Przegrała z żydowską gazetą. Chciała, by przyznali, że "Polacy nie mordowali, a ratowali Żydów"
Mira Wszelaka, była szefowa Reduty Dobrego Imienia, chciała wymóc na redakcji "Jewish News", z siedzibą w Wielkiej Brytanii, by używała terminu "niemieccy naziści" zamiast "naziści" oraz przyznała, że "Polacy nie mordowali, a ratowali Żydów podczas tragedii Holokaustu". Wytoczyła pismu proces o ochronę dóbr osobistych. Zapadł prawomocny wyrok. Wszelaka przegrała, musi zapłacić 6260,57 zł.
Sprawa zaczęła się w przed dwoma laty, kiedy "Jewish News" opublikował 25 października 2017 r. artykuł, przedruk agencyjnej wiadomości o polskiej ustawie reprywatyzacyjnej (oryginalnie tekst opublikowała Żydowska Agencja Telegraficzna). Opisano w nim projekt ustawy, zgodnie z którym odzyskanie skonfiskowanego w czasie wojny mienia byłoby możliwe jedynie w przypadku osób z polskim obywatelstwem. Wykluczyłoby to z tego procesu spadkobierców mieszkających w innych krajach. Dodatkowo nie otrzymywaliby oni swojej własności, ale rodzaj odszkodowania w wysokości 20 proc. jej wartości.
ZOBACZ: Pierwszy pozew na podstawie nowej ustawy o IPN. Reduta Dobrego Imienia pozywa dziennikarza
Wszelaka złożyła pozew o ochronę dóbr osobistych wraz z wnioskiem o zabezpieczenie, które miało polegać na zakazaniu gazecie na czas procesu prezentowania obok artykułu "jakichkolwiek materiałów wizualnych, sugerujących, że Holokaust był dziełem Polaków, ewentualnie »polskich nazistów«". Chodziło o zdjęcia z terenów obozów koncentracyjnych "podpisane, jako zdjęcia z obozów nazistowskich (bez wskazania, że obozy nazistowskie były obozami niemieckimi)".
Domagała się, by gazeta przed słowem "naziści" dodawała przymiotnik "niemieccy"
Gazeta miała również przy każdym, użytym w artykule słowie "naziści", dodać przymiotnik "niemieccy", a w zdaniu "90 procent polskich Żydów zostało zabitych podczas Holokaustu" dopisać, że "przez Niemców".
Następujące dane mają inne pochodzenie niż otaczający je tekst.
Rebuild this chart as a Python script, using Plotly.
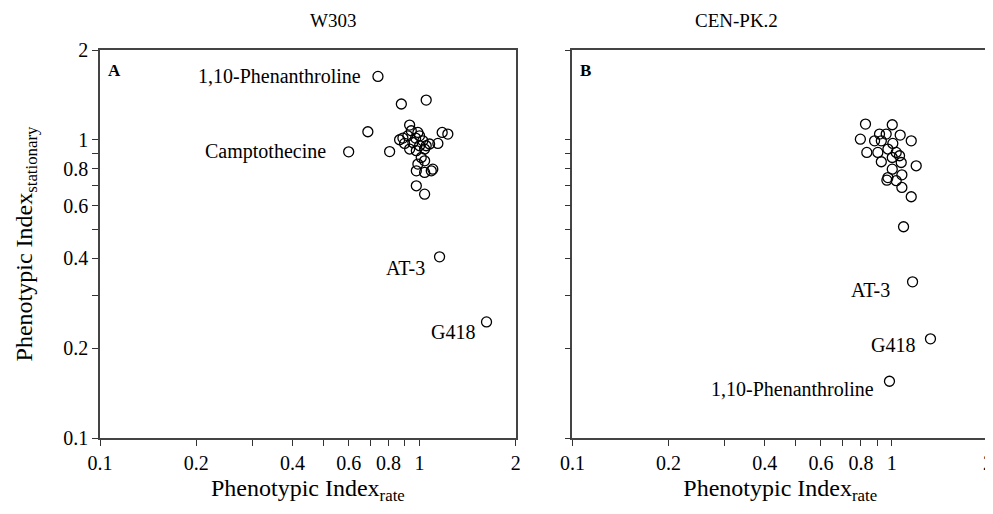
import math
import plotly.graph_objects as go

# ---------------- data ----------------
# Panel A (W303)
a_rate = [0.741, 0.600, 1.155, 1.620,
          0.877, 1.049, 0.689, 0.806, 0.931, 1.177, 1.226, 1.141, 1.075, 0.866,
          0.898, 0.919, 0.972, 1.000, 1.024, 0.931, 0.977, 1.000, 1.037, 0.953,
          0.988, 1.049, 1.012, 1.037, 0.988, 0.977, 1.037, 1.088, 1.100, 0.977,
          1.037, 0.887, 0.942]
a_stat = [1.631, 0.911, 0.405, 0.245,
          1.318, 1.359, 1.064, 0.913, 1.120, 1.058, 1.045, 0.972, 0.968, 1.000,
          0.972, 1.031, 1.013, 1.031, 0.992, 0.931, 0.919, 0.955, 0.931, 0.979,
          1.058, 0.955, 0.872, 0.850, 0.829, 0.787, 0.777, 0.787, 0.797, 0.701,
          0.657, 1.013, 1.072]
a_labels = ["1,10-Phenanthroline", "Camptothecine", "AT-3", "G418"]
a_label_idx = [0, 1, 2, 3]

# Panel B (CEN-PK.2)
b_rate = [0.827, 1.003, 0.797, 0.883, 0.915, 0.960, 1.062, 1.150, 0.835, 0.904,
          0.927, 1.007, 0.972, 1.032, 1.057, 0.927, 1.003, 1.070, 1.192, 1.003,
          0.972, 0.965, 1.032, 1.075, 1.075, 1.150, 1.088,
          1.161, 1.321, 0.983]
b_stat = [1.129, 1.123, 1.005, 0.992, 1.045, 1.045, 1.037, 0.992, 0.907, 0.907,
          0.992, 0.972, 0.931, 0.907, 0.884, 0.844, 0.872, 0.839, 0.818, 0.797,
          0.747, 0.732, 0.729, 0.763, 0.692, 0.644, 0.511,
          0.334, 0.215, 0.155]
b_labels = ["AT-3", "G418", "1,10-Phenanthroline"]
b_label_idx = [27, 28, 29]

tick_vals = [0.1, 0.2, 0.3, 0.4, 0.5, 0.6, 0.7, 0.8, 0.9, 1, 2]
tick_text = ["0.1", "0.2", "", "0.4", "", "0.6", "", "0.8", "", "1", "2"]

panel_titles = ["W303", "CEN-PK.2"]
panel_letters = ["A", "B"]

# label offsets (style, pixels)
a_shift = [(-15, 0), (-21, 0), (-13, -11), (-10, -10)]
b_shift = [(-21, -8), (-13, -6), (-13, -8)]

FONT = "Liberation Serif, Times New Roman, serif"
LAB = dict(family=FONT, size=20, color="black")

fig = go.Figure()

marker = dict(symbol="circle-open", size=10, color="black", line=dict(width=1.3, color="black"))
fig.add_trace(go.Scatter(x=a_rate, y=a_stat, mode="markers", marker=marker,
                         xaxis="x", yaxis="y", showlegend=False))
fig.add_trace(go.Scatter(x=b_rate, y=b_stat, mode="markers", marker=marker,
                         xaxis="x2", yaxis="y2", showlegend=False))

annotations = []
for lab, i, (dx, dy) in zip(a_labels, a_label_idx, a_shift):
    annotations.append(dict(x=math.log10(a_rate[i]), y=math.log10(a_stat[i]),
                            xref="x", yref="y", text=lab, showarrow=False,
                            xanchor="right", yanchor="middle", xshift=dx, yshift=dy,
                            font=LAB))
for lab, i, (dx, dy) in zip(b_labels, b_label_idx, b_shift):
    annotations.append(dict(x=math.log10(b_rate[i]), y=math.log10(b_stat[i]),
                            xref="x2", yref="y2", text=lab, showarrow=False,
                            xanchor="right", yanchor="middle", xshift=dx, yshift=dy,
                            font=LAB))

dom_a = [0.0, 0.4682]
dom_b = [0.532, 1.0]
for dom, t, letter in zip([dom_a, dom_b], panel_titles, panel_letters):
    annotations.append(dict(x=(dom[0] + dom[1]) / 2, y=1, xref="paper", yref="paper",
                            text=t, showarrow=False, yanchor="middle", yshift=30,
                            font=dict(family=FONT, size=19, color="black")))
    annotations.append(dict(x=dom[0], y=1, xref="paper", yref="paper",
                            text="<b>" + letter + "</b>", showarrow=False,
                            xanchor="left", yanchor="top", xshift=6, yshift=-9,
                            font=dict(family=FONT, size=17, color="black")))

axis_common = dict(type="log", range=[-1, 0.30103], tickmode="array",
                   tickvals=tick_vals, ticktext=tick_text, ticks="outside", ticklen=6,
                   tickwidth=1.2, tickcolor="#333", showline=True, linecolor="#444",
                   linewidth=1.5, mirror=True, showgrid=False, zeroline=False,
                   automargin=False, ticklabeloverflow="allow",
                   tickfont=dict(family=FONT, size=20, color="black"))

xtitle = dict(text="Phenotypic Index<sub>rate</sub>", font=dict(family=FONT, size=24, color="black"), standoff=6)
ytitle = dict(text="Phenotypic Index<sub>stationary</sub>", font=dict(family=FONT, size=24, color="black"), standoff=24)

# the page body adds an 8px offset, so the figure is sized to fit the window
fig.update_layout(
    width=985, height=498,
    margin=dict(l=92, r=5, t=42, b=68),
    plot_bgcolor="white", paper_bgcolor="white",
    xaxis=dict(domain=dom_a, title=xtitle, anchor="y", **axis_common),
    yaxis=dict(domain=[0, 1], title=ytitle, anchor="x", **axis_common),
    xaxis2=dict(domain=dom_b, title=xtitle, anchor="y2", **axis_common),
    yaxis2=dict(domain=[0, 1], anchor="x2", showticklabels=False, **axis_common),
    annotations=annotations,
    font=dict(family=FONT, color="black"),
)

fig.write_html("out.html")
"Jewish News" domagała się oddalenia powództwa w całości, podkreślając, że polskie media też używają określenia "nazistowskie obozy" bez przymiotnika "niemieckie". Sporny artykuł nie zawierał natomiast pojęć takich jak "polskie obozy zagłady", czy "polscy naziści". Jego treść nie sugerowała również, by to Polacy byli sprawcami zagłady Żydów lub konfiskowali majątki żydowskie w trakcie wojny.
Sąd Okręgowy w Warszawie wydał w tej sprawie wyrok 16 maja, oddalając powództwo, a od Miry Wszelakiej zasądzając na rzecz "Jewish News" 1097 zł tytułem zwrotu kosztów oraz na rzecz Skarbu Państwa 4623,57 zł, co stanowiło zwrot kosztu tłumaczenia dokumentów na język angielski.
"Tekst artykułu nie zawiera żadnych treści, które mogłyby godzić w dobra osobiste powódki"
Wszelaka odwołała się od wyroku. W poniedziałek Sąd Apelacyjny uznał, że: - Tekst artykułu (w "Jewish News") nie zawiera żadnych treści, które mogłyby godzić w dobra osobiste powódki.
ZOBACZ: Proces przeciwko twórcom serialu "Nasze matki, nasi ojcowie". Sąd zaproponował ugodę
- Teza, jakoby z artykułu wynikało, że "Polacy mordowali Żydów" jest oderwana od rzeczywistości. Można odnieść wrażenie, że istotna część motywów pozwu została przeniesiona z innej sprawy - stwierdził sędzia Bernard Chazan, uzasadniając wyrok podtrzymujący decyzję Sąd Okręgowy w Warszawie.